My focus was lacking. I wasn’t happy with the way I was living life at that time and I didn’t get much from life apart from golf. I was practising in America, I was staying in hotel rooms and I was trying to live in America, but I was on my own. And yes, you can play some good golf in that time but you feel a little bit alone. Once that creeps in, then the golf game starts lacking as well, because you are not happy. That was the case for me. Then all of a sudden, I was searching to get back to being happy as a person and being a good golfer as well. That’s very difficult to do on your own. As a golfer, you need to do everything on your own. The move to America changed me as a person. I then decided to try and find a way to stay in Germany. I try to prepare as good as possible for tournaments but the flip side of being in Germany is that you lack the practice facilities as you know how good it is in America. That edge is missing. Those afternoons in America, where you can go do some putting or chipping for a couple of hours, just don’t happen in Germany. That makes a negative difference. So, I’m working on finding a plan that covers pretty much everything in my life. It’s very tricky. 

Martin Kaymer Craig Connelly

Finally, tell us about your relationship with your caddie, Craig Connelly. You seem to be a really tight partnership.
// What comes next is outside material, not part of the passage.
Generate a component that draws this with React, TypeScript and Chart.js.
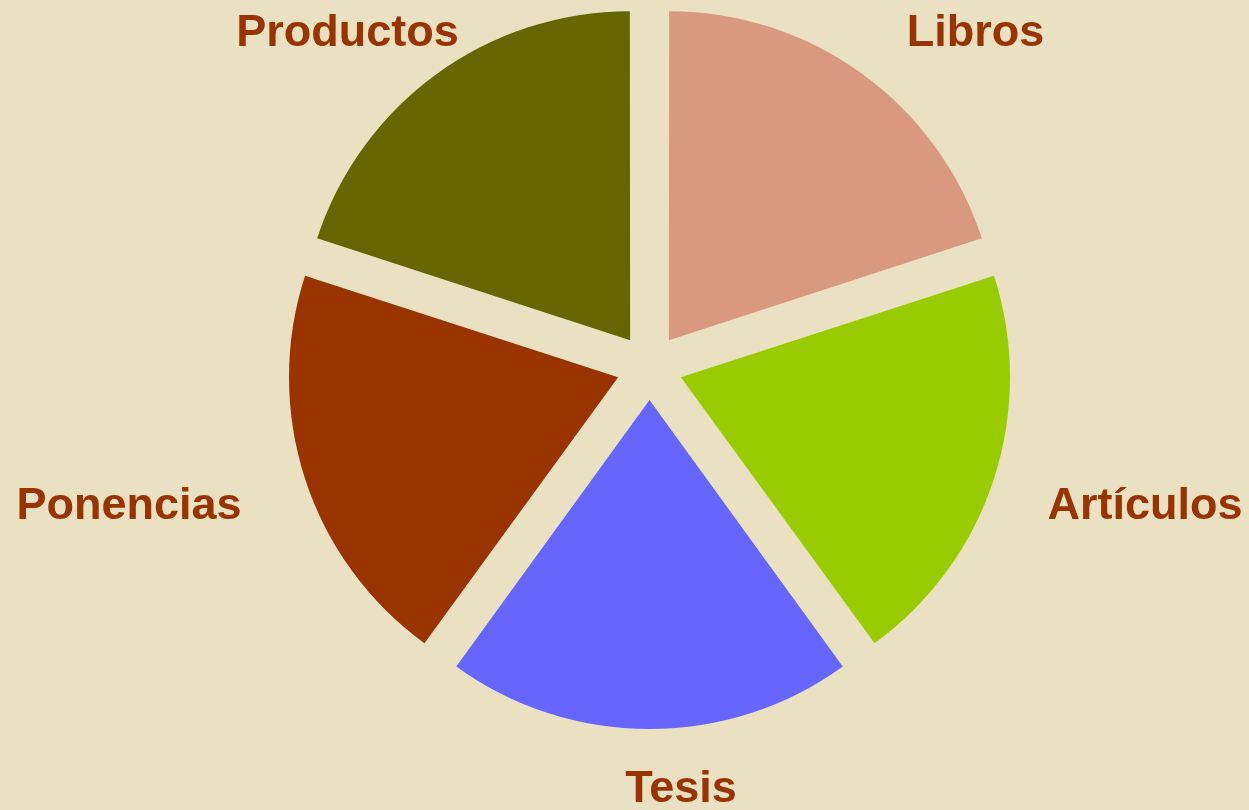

I’m a better person with Craig on the bag. Playing-wise, I am absolutely better with him here. I just need that comfort around me. Craig takes a lot of pressure off of my shoulders by taking care of the things that I don’t need to worry about. That gives you the freedom and more energy to focus on the main thing, which is playing good golf. We’ve had very good friendship for the last ten years. I very much value him, not only as a caddie, but as a person. As a caddie, you need to understand your player really well and understand the human behind the golf player. I feel like I can talk to Craig about pretty much everything. He is good at sensing certain moods that I have on the course, which is a big thing. He is also very good at being with me and changing scenarios into positive ones. Craig has been with me for all of the successes, all the majors and the Ryder Cup experiences. So, he understands where I come from, and how I work. We’ve been a really good team whenever we have been together.